═════ Working data ═════
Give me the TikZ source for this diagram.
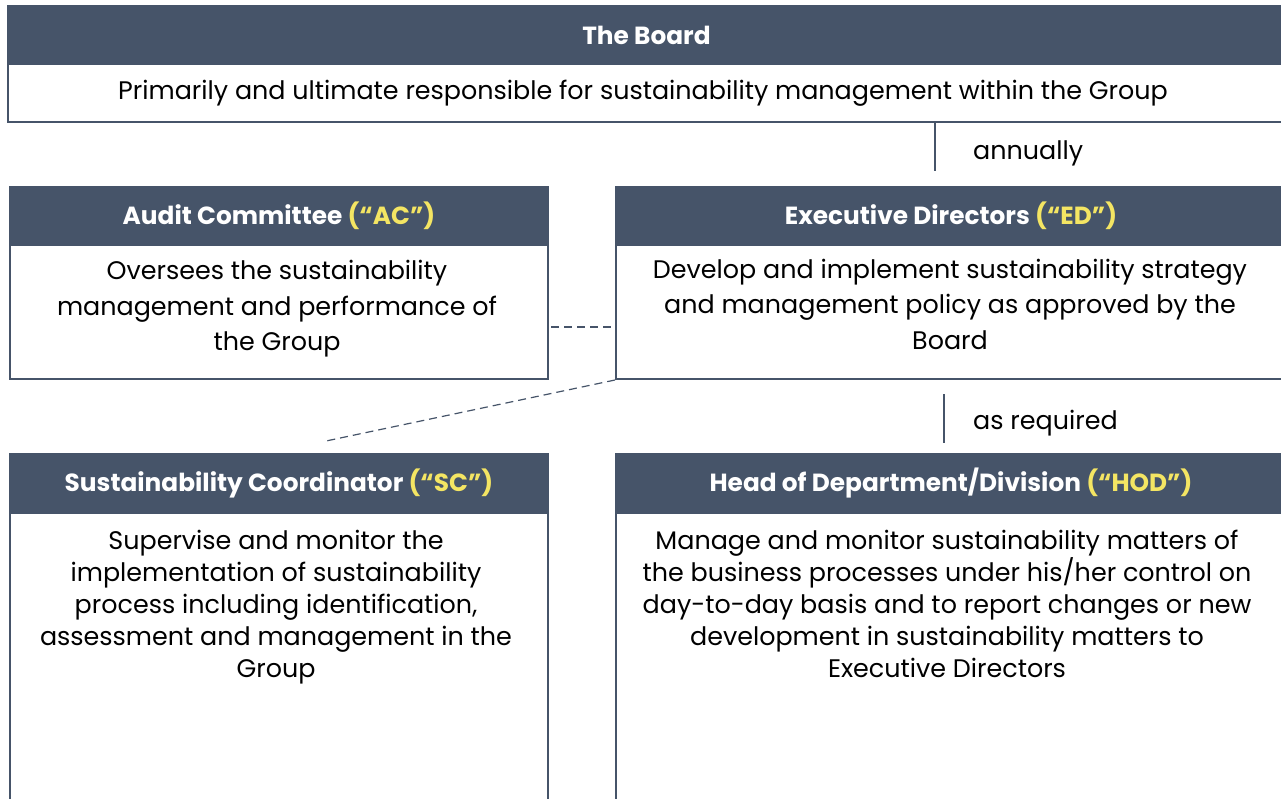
\documentclass[tikz,border=0pt]{standalone}
\usepackage{fontspec}
\setmainfont{Poppins}
\usetikzlibrary{calc}
\definecolor{hdrblue}{HTML}{465469}
\definecolor{tagyellow}{HTML}{F4E563}
\begin{document}
\begin{tikzpicture}[x=1pt,y=-1pt,
  hdr/.style={fill=hdrblue, draw=hdrblue, line width=2pt, text=white, anchor=north west,
    inner sep=0pt, minimum height=58pt, font=\fontsize{24.8}{28}\selectfont\bfseries},
  bodybox/.style={draw=hdrblue, line width=2pt, fill=white, anchor=north west, inner sep=0pt},
  bodytext/.style={align=center, font=\fontsize{25.4}{35.5}\selectfont, text=black, inner sep=0pt},
  tighttext/.style={bodytext, anchor=north, font=\fontsize{25.4}{32}\selectfont},
  link/.style={draw=hdrblue, line width=1.5pt},
  dashlink/.style={draw=hdrblue, line width=1.2pt, dash pattern=on 8pt off 5pt},
  note/.style={font=\fontsize{25.4}{28}\selectfont, anchor=west, inner sep=0pt}]
\useasboundingbox (0,0) rectangle (1281,798);
\clip (0,0) rectangle (1281,798);

% The Board
\node[bodybox, minimum width=1277pt, minimum height=58pt] (boardbody) at (7,63) {};
\node[bodytext] (boardtext) at (643,93) {Primarily and ultimate responsible for sustainability management within the Group};
\node[hdr, minimum width=1277pt] (board) at (7,5) {The Board};

% Audit Committee
\node[bodybox, minimum width=538pt, minimum height=134pt] (acbody) at (9,244) {};
\node[bodytext] (actext) at (277,309) {Oversees the sustainability\\management and performance of\\the Group};
\node[hdr, minimum width=538pt] (ac) at (9,186) {Audit Committee \textcolor{tagyellow}{(“AC”)}};

% Executive Directors
\node[bodybox, minimum width=670pt, minimum height=134pt] (edbody) at (615,244) {};
\node[bodytext] (edtext) at (950,304) {Develop and implement sustainability strategy\\and management policy as approved by the\\Board};
\node[hdr, minimum width=670pt] (ed) at (615,186) {Executive Directors \textcolor{tagyellow}{(“ED”)}};

% Sustainability Coordinator
\node[bodybox, minimum width=538pt, minimum height=300pt] (scbody) at (9,512) {};
\node[tighttext] (sctext) at (276,530) {Supervise and monitor the\\implementation of sustainability\\process including identification,\\assessment and management in the\\Group};
\node[hdr, minimum width=538pt] (sc) at (9,453) {Sustainability Coordinator \textcolor{tagyellow}{(“SC”)}};

% Head of Department/Division
\node[bodybox, minimum width=670pt, minimum height=300pt] (hodbody) at (615,512) {};
\node[tighttext] (hodtext) at (947,530) {Manage and monitor sustainability matters of\\the business processes under his/her control on\\day-to-day basis and to report changes or new\\development in sustainability matters to\\Executive Directors};
\node[hdr, minimum width=670pt] (hod) at (615,453) {Head of Department/Division \textcolor{tagyellow}{(“HOD”)}};

% Reporting lines
\coordinate (annualtop) at (935,122);
\coordinate (annualend) at (935,171);
\draw[link] (annualtop) -- (annualend);
\node[note] (annual) at (973,153) {annually};

\coordinate (reqtop) at (944,394);
\coordinate (reqend) at (944,443);
\draw[link] (reqtop) -- (reqend);
\node[note] (req) at (973,423) {as required};

% Dashed links
\coordinate (acdash) at (551,327);
\draw[dashlink] (acdash) -- (acdash -| edbody.west);
\coordinate (scdash) at (326,441);
\draw[dashlink] (edbody.south west) -- (scdash);
\end{tikzpicture}
\end{document}
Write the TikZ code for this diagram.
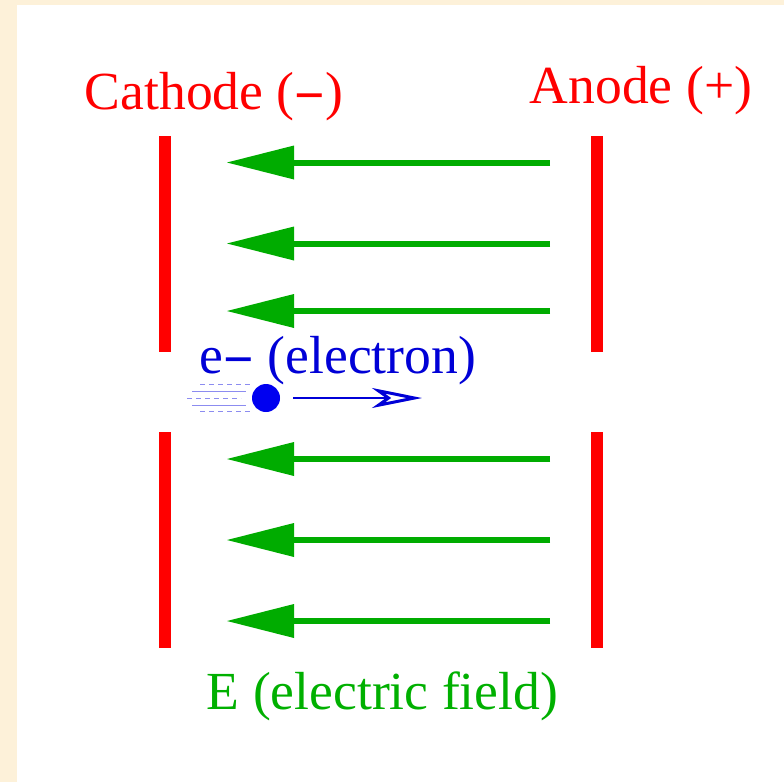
\documentclass[tikz,border=0pt]{standalone}
\usepackage{fontspec}
\setmainfont{Liberation Serif}
\usetikzlibrary{arrows.meta}
\definecolor{bgcream}{RGB}{253,241,217}
\definecolor{fieldgreen}{RGB}{0,172,0}
\definecolor{labelgreen}{RGB}{0,176,0}
\definecolor{plate}{RGB}{255,0,0}
\definecolor{eblue}{RGB}{0,0,215}
\definecolor{ball}{RGB}{0,0,240}
\definecolor{trail}{RGB}{140,140,240}
\newcommand{\bminus}{\raisebox{-4pt}{\textbf{−}}}
\tikzset{
  x=1pt,y=-1pt,
  lab/.style={font=\fontsize{53.6}{54}\selectfont,inner sep=0pt,anchor=base},
  platebar/.style={draw=none,fill=plate,minimum width=12pt,inner sep=0pt,outer sep=0pt},
  fieldarrow/.style={draw=fieldgreen,line width=6pt,-{Triangle[length=67pt,width=34pt,fill=fieldgreen,line width=0pt]}},
  trailsolid/.style={draw=trail,line width=1.5pt},
  traildash/.style={draw=trail,line width=1.2pt,dash pattern=on 5pt off 4pt},
}
\begin{document}
\begin{tikzpicture}
\useasboundingbox (0,0) rectangle (784,782);
\fill[bgcream] (0,0) rectangle (784,782);
\fill[white] (17,5) rectangle (784,782);
% labels
\node[lab,text=plate] (cath) at (214,109) {Cathode (\bminus)};
\node[lab,text=plate] (anod) at (641,103) {Anode (+)};
\node[lab,text=eblue] (elec) at (338,373) {e\bminus{} (electron)};
\node[lab,text=labelgreen] (efld) at (382.5,709) {E (electric field)};
% plates
\node[platebar,minimum height=216pt] (c1) at (165,244) {};
\node[platebar,minimum height=216pt] (c2) at (165,540) {};
\node[platebar,minimum height=216pt] (a1) at (596.5,244) {};
\node[platebar,minimum height=216pt] (a2) at (596.5,540) {};
% field arrows
\foreach \n/\y in {1/162.5,2/243.5,3/311,4/459,5/540,6/621}{
  \coordinate (fs\n) at (550,\y);
  \coordinate (fe\n) at (227,\y);
  \draw[fieldarrow] (fs\n) -- (fe\n);
}
% electron
\node[circle,fill=ball,minimum size=28pt,inner sep=0pt] (ball) at (266,398) {};
\coordinate (tip) at (422,398);
\coordinate (st) at (293,398);
\draw[eblue,line width=2.4pt,-{Stealth[length=50pt,width=20pt,inset=14pt,open,fill=white,line width=3pt]}] (st) -- (tip);
\coordinate (t1a) at (200,384.5); \coordinate (t1b) at (253,384.5);
\coordinate (t2a) at (192,391.5); \coordinate (t2b) at (246,391.5);
\coordinate (t3a) at (187,398.5); \coordinate (t3b) at (241,398.5);
\coordinate (t4a) at (192,405.5); \coordinate (t4b) at (246,405.5);
\coordinate (t5a) at (200,411.5); \coordinate (t5b) at (253,411.5);
\draw[traildash] (t1a) -- (t1b);
\draw[trailsolid] (t2a) -- (t2b);
\draw[traildash] (t3a) -- (t3b);
\draw[trailsolid] (t4a) -- (t4b);
\draw[traildash] (t5a) -- (t5b);
\end{tikzpicture}
\end{document}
═════
Instructions to follow
Using the material above, report each line where "diagram" occurs.

Final result
Give me the TikZ source for this diagram.
Write the TikZ code for this diagram.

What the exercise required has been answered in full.